次に帰還者のケアについてだ。韓国産業人力公団は外国人勤労者の帰国までの期限が残り三か月に迫ると帰国に備えて勤労者に準備を促すよう事業主に連絡している。これは、帰還後の暮らしを心配して帰国を躊躇し、事業所から失踪して不法在留者とならないようの事前措置である。希望者には帰還後も人力公団からの求人情報を受け取れるよう帰還者ネットワーク「リターンジョブ」も整備している。「リターンジョブ」は個人がサイトに求職登録し各国EPSセンターで斡旋するシステムだ。仮に帰還前に母国での再就職や事業アイテムがなくても、不法在留にならずに帰還すれば、帰還後も各国EPSセンターが情報を利用して就職活動ができる。勤労者側は合法に帰国することで次回の渡航や再就職に円滑につなげられ、韓国側は韓国内の安全や社会的費用も抑えることができる。従前は準備期間をあえて設けておらず、帰還の前日まで働き帰国していたため、退職金などを事業主が送金しない事例も多発し問題となった。仮に退職金や帰国のための保険の掛け金などを帰還前に受け取ることができなかった場合でもベトナムEPSセンターがサポートし受け取りこぼしがないよう制度を整備した。

しかしながら現実は思うようにいかないのも事実だ。今年(2019)はEPS期間終了後に帰還せず不法在留者となった比率の高いベトナム人の出身40郡を特定し、この地域からの就業者の渡航を取りやめた。
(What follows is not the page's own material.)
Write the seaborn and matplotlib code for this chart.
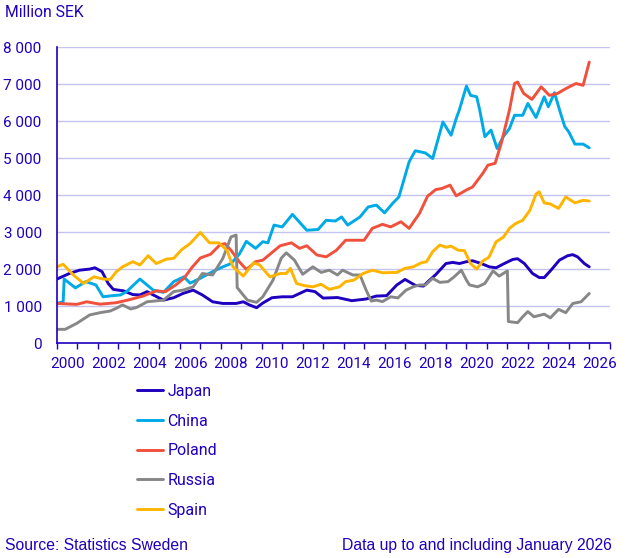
import pandas as pd
import seaborn as sns
import matplotlib.pyplot as plt
from matplotlib.ticker import FuncFormatter, MultipleLocator, FixedLocator

# values (year, million SEK)
japan_years = [2000.0, 2000.6, 2001.1, 2001.6, 2001.85, 2002.2, 2002.5, 2002.75, 2003.25, 2003.7,
               2004.05, 2004.4, 2004.7, 2005.2, 2005.7, 2006.15, 2006.65, 2007.1, 2007.6, 2008.1,
               2008.75, 2009.1, 2009.4, 2009.75, 2010.05, 2010.5, 2011.0, 2011.5, 2012.2, 2012.6,
               2013.0, 2013.7, 2014.4, 2015.1, 2015.6, 2016.1, 2016.6, 2017.0, 2017.5, 2017.9,
               2018.2, 2018.5, 2019.0, 2019.33, 2019.66, 2020.0, 2020.3, 2020.72, 2021.12, 2021.45,
               2021.85, 2022.26, 2022.5, 2022.83, 2023.23, 2023.56, 2023.8, 2024.13, 2024.54, 2024.94,
               2025.19, 2025.43, 2025.76, 2026.0]
japan = [1730, 1880, 1970, 2000, 2035, 1930, 1610, 1450, 1410, 1310,
         1300, 1390, 1300, 1160, 1225, 1340, 1430, 1300, 1115, 1070,
         1070, 1115, 1030, 955, 1080, 1225, 1250, 1250, 1430, 1390,
         1215, 1230, 1145, 1190, 1270, 1280, 1570, 1720, 1560, 1540,
         1700, 1850, 2150, 2180, 2150, 2200, 2225, 2150, 2060, 2035,
         2150, 2260, 2280, 2150, 1880, 1770, 1770, 1970, 2240, 2360,
         2390, 2330, 2150, 2060]

china_years = [2000.0, 2000.3, 2000.35, 2000.9, 2001.4, 2001.9, 2002.25, 2002.7, 2003.1, 2003.4,
               2004.05, 2004.7, 2005.2, 2005.7, 2006.2, 2006.5, 2007.0, 2007.6, 2008.1, 2008.5,
               2008.9, 2009.25, 2009.7, 2010.05, 2010.3, 2010.6, 2011.0, 2011.5, 2012.2, 2012.75,
               2013.15, 2013.6, 2013.9, 2014.2, 2014.8, 2015.2, 2015.6, 2016.0, 2016.4, 2016.7,
               2017.2, 2017.5, 2018.0, 2018.35, 2018.85, 2019.25, 2019.5, 2019.65, 2020.0, 2020.2,
               2020.5, 2020.65, 2020.9, 2021.2, 2021.5, 2021.8, 2022.1, 2022.35, 2022.75, 2023.0,
               2023.4, 2023.8, 2024.0, 2024.3, 2024.6, 2024.8, 2025.0, 2025.3, 2025.7, 2026.0]
china = [1070, 1115, 1730, 1490, 1660, 1570, 1250, 1280, 1300, 1390,
         1730, 1430, 1370, 1660, 1790, 1620, 1750, 1930, 2060, 2150,
         2400, 2750, 2560, 2740, 2710, 3190, 3140, 3480, 3050, 3070,
         3320, 3300, 3410, 3190, 3410, 3680, 3730, 3520, 3780, 3950,
         4900, 5200, 5140, 4990, 5980, 5620, 6070, 6300, 6950, 6700,
         6660, 6300, 5580, 5760, 5260, 5580, 5800, 6160, 6160, 6480,
         6100, 6660, 6390, 6770, 6210, 5860, 5710, 5380, 5380, 5280]

poland_years = [2000.0, 2000.96, 2001.45, 2002.1, 2002.9, 2003.6, 2004.2, 2004.85, 2005.3, 2005.8,
                2006.2, 2006.6, 2007.0, 2007.5, 2007.95, 2008.2, 2008.5, 2008.9, 2009.25, 2009.7,
                2010.05, 2010.9, 2011.45, 2011.85, 2012.2, 2012.7, 2013.15, 2013.65, 2014.1, 2014.6,
                2015.0, 2015.4, 2015.9, 2016.3, 2016.8, 2017.2, 2017.7, 2018.1, 2018.5, 2018.8,
                2019.2, 2019.5, 2020.0, 2020.3, 2020.8, 2021.05, 2021.4, 2021.7, 2022.1, 2022.35,
                2022.5, 2022.8, 2023.2, 2023.65, 2024.05, 2024.45, 2024.85, 2025.35, 2025.7, 2026.0]
poland = [1070, 1045, 1115, 1050, 1090, 1180, 1270, 1410, 1390, 1570,
          1750, 2050, 2300, 2400, 2650, 2690, 2510, 2200, 1990, 2200,
          2240, 2630, 2710, 2560, 2630, 2380, 2330, 2510, 2780, 2780,
          2780, 3100, 3210, 3140, 3280, 3100, 3500, 3970, 4150, 4180,
          4270, 3980, 4140, 4220, 4590, 4810, 4860, 5400, 6300, 7020,
          7060, 6750, 6590, 6930, 6700, 6750, 6880, 7020, 6970, 7600]

russia_years = [2000.0, 2000.4, 2000.96, 2001.6, 2002.1, 2002.6, 2002.9, 2003.2, 2003.6, 2003.9,
                2004.4, 2005.2, 2005.7, 2006.15, 2006.65, 2007.1, 2007.6, 2008.1, 2008.5, 2008.75,
                2008.8, 2009.3, 2009.75, 2010.05, 2010.55, 2010.95, 2011.2, 2011.6, 2012.0, 2012.5,
                2012.9, 2013.3, 2013.7, 2013.95, 2014.45, 2014.8, 2015.1, 2015.35, 2015.6, 2015.9,
                2016.3, 2016.65, 2017.05, 2017.4, 2017.7, 2018.0, 2018.35, 2018.7, 2019.1, 2019.4,
                2019.75, 2020.0, 2020.15, 2020.55, 2020.9, 2021.3, 2021.6, 2022.0, 2022.05, 2022.5,
                2022.75, 2023.0, 2023.3, 2023.8, 2024.1, 2024.5, 2024.85, 2025.2, 2025.6, 2026.0]
russia = [370, 370, 530, 760, 820, 865, 940, 1030, 920, 965,
          1115, 1160, 1390, 1430, 1520, 1880, 1840, 2290, 2870, 2920,
          1500, 1160, 1100, 1250, 1700, 2290, 2440, 2240, 1860, 2060,
          1910, 1970, 1840, 1970, 1840, 1840, 1430, 1135, 1160, 1120,
          1250, 1220, 1430, 1520, 1570, 1570, 1750, 1640, 1660, 1790,
          1970, 1700, 1570, 1520, 1610, 1950, 1810, 1950, 580, 550,
          710, 850, 710, 780, 680, 910, 820, 1070, 1115, 1340]

spain_years = [2000.0, 2000.3, 2000.8, 2001.3, 2001.8, 2002.25, 2002.6, 2002.9, 2003.2, 2003.7,
               2004.05, 2004.45, 2004.85, 2005.35, 2005.7, 2006.1, 2006.5, 2007.0, 2007.45, 2007.9,
               2008.3, 2008.6, 2009.1, 2009.6, 2009.9, 2010.4, 2010.9, 2011.2, 2011.4, 2011.7,
               2012.1, 2012.5, 2012.9, 2013.3, 2013.8, 2014.1, 2014.5, 2014.95, 2015.4, 2015.9,
               2016.6, 2017.0, 2017.4, 2017.8, 2018.05, 2018.35, 2018.7, 2019.0, 2019.25, 2019.6,
               2019.9, 2020.2, 2020.5, 2020.8, 2021.1, 2021.45, 2021.8, 2022.1, 2022.4, 2022.75,
               2023.1, 2023.4, 2023.55, 2023.8, 2024.1, 2024.5, 2024.85, 2025.3, 2025.7, 2026.0]
spain = [2060, 2130, 1840, 1610, 1790, 1730, 1720, 1930, 2060, 2200,
         2110, 2360, 2150, 2270, 2290, 2530, 2690, 2990, 2710, 2710,
         2510, 2060, 1810, 2170, 2110, 1790, 1880, 1880, 2020, 1610,
         1550, 1520, 1590, 1450, 1520, 1660, 1700, 1880, 1970, 1900,
         1910, 2020, 2060, 2170, 2200, 2470, 2650, 2590, 2620, 2510,
         2500, 2150, 2000, 2220, 2320, 2740, 2860, 3100, 3230, 3320,
         3590, 4030, 4090, 3790, 3760, 3640, 3950, 3790, 3860, 3840]

countries = ["Japan", "China", "Poland", "Russia", "Spain"]
colors = ["#1e00be", "#00aae6", "#f0503c", "#878787", "#ffb400"]
year_labels = list(range(2000, 2027, 2))

INK = "#1e00be"

frames = []
for name, yrs, vals in zip(countries,
                           [japan_years, china_years, poland_years, russia_years, spain_years],
                           [japan, china, poland, russia, spain]):
    frames.append(pd.DataFrame({"year": yrs, "value": vals, "country": name}))
data = pd.concat(frames, ignore_index=True)

sns.set_theme(style="white")
plt.rcParams["font.family"] = ["Roboto", "DejaVu Sans"]

fig = plt.figure(figsize=(6.35, 5.58), dpi=100)
ax = fig.add_axes([0.0898, 0.3853, 0.8704, 0.530])

sns.lineplot(data=data, x="year", y="value", hue="country", hue_order=countries,
             palette=colors, estimator=None, sort=False, linewidth=2.1, ax=ax)

ax.set_xlim(2000, 2027)
ax.set_ylim(0, 8000)
# tick marks every year, labels sit in the middle of the year
ax.xaxis.set_minor_locator(MultipleLocator(1))
ax.xaxis.set_major_locator(FixedLocator([y + 0.5 for y in year_labels]))
ax.xaxis.set_major_formatter(FuncFormatter(lambda v, p: str(int(v))))
ax.yaxis.set_major_locator(MultipleLocator(1000))
ax.yaxis.set_major_formatter(FuncFormatter(lambda v, p: f"{int(v):,}".replace(",", " ")))

ax.grid(axis="y", color="#c4c4ee", linewidth=1.0)
ax.grid(axis="x", visible=False)
ax.set_axisbelow(True)
for s in ["top", "right"]:
    ax.spines[s].set_visible(False)
for s in ["left", "bottom"]:
    ax.spines[s].set_color(INK)
    ax.spines[s].set_linewidth(1.2)

ax.tick_params(axis="both", which="both", colors=INK, labelcolor=INK, labelsize=11,
               direction="out", length=4, width=1.0)
ax.tick_params(axis="y", pad=7)
ax.tick_params(axis="x", which="major", length=0, pad=10)
ax.tick_params(axis="x", which="minor", bottom=True, length=4)
ax.set_xlabel("")
ax.set_ylabel("")

handles, labels = ax.get_legend_handles_labels()
ax.legend(handles, labels, loc="upper left", bbox_to_anchor=(0.2157, 0.312),
          bbox_transform=fig.transFigure, frameon=False, fontsize=11.5,
          labelcolor=INK, handlelength=1.6, handletextpad=0.3, labelspacing=0.92,
          borderpad=0, borderaxespad=0)

fig.text(0.008, 0.977, "Million SEK", color=INK, fontsize=11.3, va="center", ha="left")
fig.text(0.008, 0.023, "Source: Statistics Sweden", color=INK, fontsize=11.3,
         family=["Liberation Sans", "DejaVu Sans"], va="center", ha="left")
fig.text(0.964, 0.023, "Data up to and including January 2026", color=INK, fontsize=11.3,
         family=["Liberation Sans", "DejaVu Sans"], va="center", ha="right")

fig.savefig("out.png", dpi=100)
不法在留率が低下すれば渡航中断は解除される予定であるが、渡航を希望する当事者にとっては深刻な問題だ。

また、ベトナム人帰還労働者に対しての再就職説明会だが、これは年に二回行っている。最も重視しているのは両国民の人的交流の強化である。こうした催しはベトナムだけでなく東南アジア各国で行われており、6億に及ぶ人口規模、たゆみなく伸びる経済成長率は財閥大手だけでなく韓国人の個人事業主にとっても東南アジア進出には絶好の機会でもある。ベトナムEPSセンターではベトナムの韓国商工会議所とも連携して求人を募り、ベトナム人の韓国企業での就業、また韓国人のベトナム内での就労情報を提供している。

帰還者の中には韓国の事業主からベトナムの韓国系企業を紹介され就職した人や、自分で起業し一定の成功を収めた人がいる。彼らを招請し成功体験を講演してもらい表彰も予定にしている。

 ベトナムはEPSが開始した2004年から韓国との政府間協定を結んでおり、最初の渡航者が約10年の就業を経て帰国してもまだ5年程度と短い。起業した成功者の中には、終業後に娯楽がないベトナムで韓国式のゲームセンターを開業し現在国内10店舗を運営する者、韓国人観光客向けのゴルフや観光、通訳を提供する旅行社を設立した者、ベトナム人従業員10名を雇用する家電専門店を経営する者、帰還後に韓国系不動産業者に就職した後に独立したものなど多様だ。どれも韓国とのつながりや韓国での経験から生み出されたアイテムであり、十分にEPSでの就労の成果の兆しが現れている。今後はさらなる韓国ベトナムの人的ネットワークの活性化や実質的な経済協力に繋がる可能性が期待される。